Si ma première approche m’a permis de poser les bases de ma recherche, une observation directe n’était pas suffisante et j’avais clairement besoin d’autres supports pour aller plus loin dans ma réflexion. J’ai donc tout d’abord réalisé des analyses de paroles de chansons hip-hop coréennes et de biographies de rappeurs coréens. J’ai également conduis des interviews de plusieurs rappeurs coréens et un duo américain vivant en Corée du Sud, notamment par email.
La bourse du RESCOR, qui s’élevait à 1000 euros m’a donné la chance de pouvoir rencontrer directement les acteurs de la culture hip-hop et de dépasser la barrière qu’imposaient les interviews échangées par courrier électronique. Elle m’a permis d’assister à plusieurs représentations et séminaires, en particulier au festival du MIDEM (Marché International de l’Edition Musicale) qui se déroule chaque année à Cannes. Ne pouvant me déplacer en Corée du Sud l’année de la rédaction de mon mémoire, participer à ce festival qui propose un stand coréen et met à l’honneur des artistes issus de sous-cultures, était pour moi l’alternative idéale.
Loin d’être un simple festival de musique, le MIDEM est destiné aux professionnels de l’industrie musicale, et, par conséquent, les frais d’entrée sont très élevés. La bourse du RESCOR m’a donc permis non seulement de pouvoir participer au festival mais aussi de couvrir les frais annexes tels que le logement et les déplacements.
Ainsi, j’ai pu pendant quelques jours avoir un aperçu du fonctionnement de l’industrie musicale internationale et coréenne. J’ai tout d’abord assisté à des conférences, notamment une intitulée « Meet the Koreans » qui présentait les artistes coréens et faisait un point sur le marché musical en Corée du Sud. Par la suite, j’ai pu rencontrer différents acteurs de l’industrie musicale coréenne, soit la KOCCA (Korea Creative Content Agency), quatre groupes de chanteurs aux styles variés, leurs managers et leurs producteurs. Si discuter avec eux de façon informelle et comparer leurs points de vue sur la musique et son industrie fut très enrichissant, je me suis tout de même focalisée sur l’interview d’un groupe en particulier. En effet, le duo hip-hop « Eluphant » était venu, par chance, présenter son travail, et Kebee, l’un des deux membres, était l’un des rappeurs sur lesquels je me suis attardée dans mon étude.
Nous avons ainsi pu aborder plus en détail la relation qu’il entretient avec le hip-hop et l’évolution non seulement de cette musique mais de cette culture dans son pays.
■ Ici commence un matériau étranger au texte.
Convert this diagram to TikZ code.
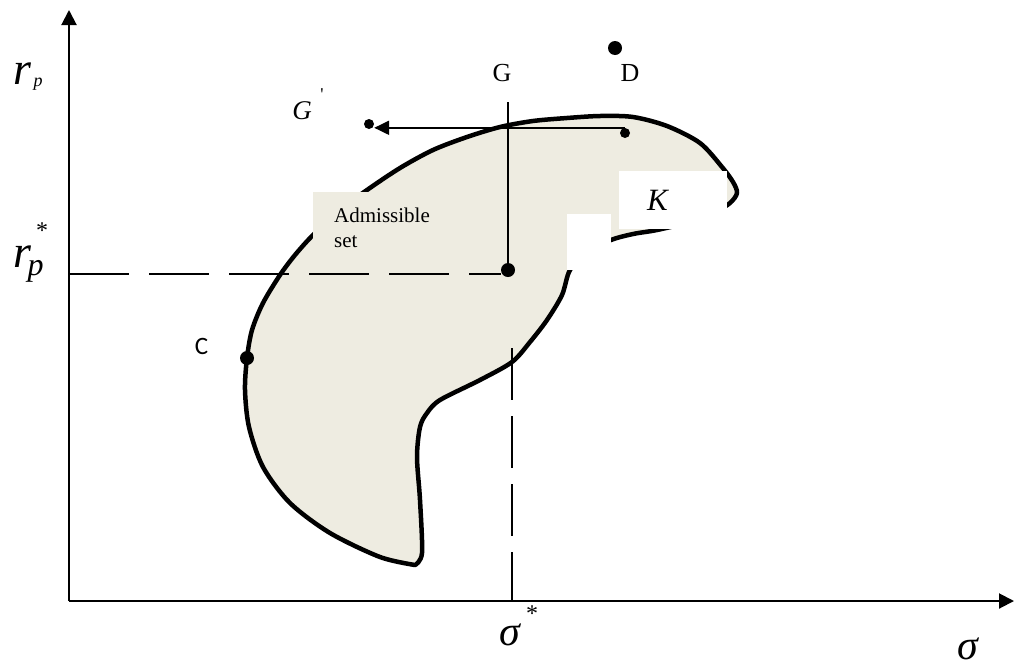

L’appropriation de l’objet culturel qu’est le hip-hop et sa transmission étant un axe important de mon mémoire, écouter le point de vue de Kebee, artiste qui a plus de dix ans d’expérience, m’a ouvert de nouvelles pistes et ainsi donner plus de profondeur à ma recherche.
Pour conclure, le fait d’avoir assisté au MIDEM a été très enrichissant et m’a grandement aidé à développer ma vision du hip-hop coréen et de sa place en Corée du Sud et à l’international. Il a été notamment très intéressant de constater que les quatre groupes invités pour représenter le marché musical sud-coréen faisaient partie de la scène indépendante coréenne et non pas des grandes maisons de production pop.
Ainsi, ce mémoire a mis en lumière les différents processus par lesquels le hip-hop est arrivé en Corée du Sud et a été modelé pour correspondre aux attentes et aux besoins de la société coréenne, en particulier des jeunes séoulites. Grâce aux interviews et aux discussions plus informelles avec différents acteurs du mouvement hip-hop coréen lors de mon étude de terrain, j’ai pu étudier l’évolution de cette culture. A travers les paroles des chansons, les biographies et les interviews, j’ai mis en lumière un thème récurrent : la légitimation du rôle de rappeur. En effet, un rappeur d’origine coréenne doit se positionner à la fois face à l’industrie musicale et au symbole fort que représente le hip-hop noir américain. C’est précisément cette légitimation qui est défiée lors des événements et rassemblements internationaux comme le MIDEM.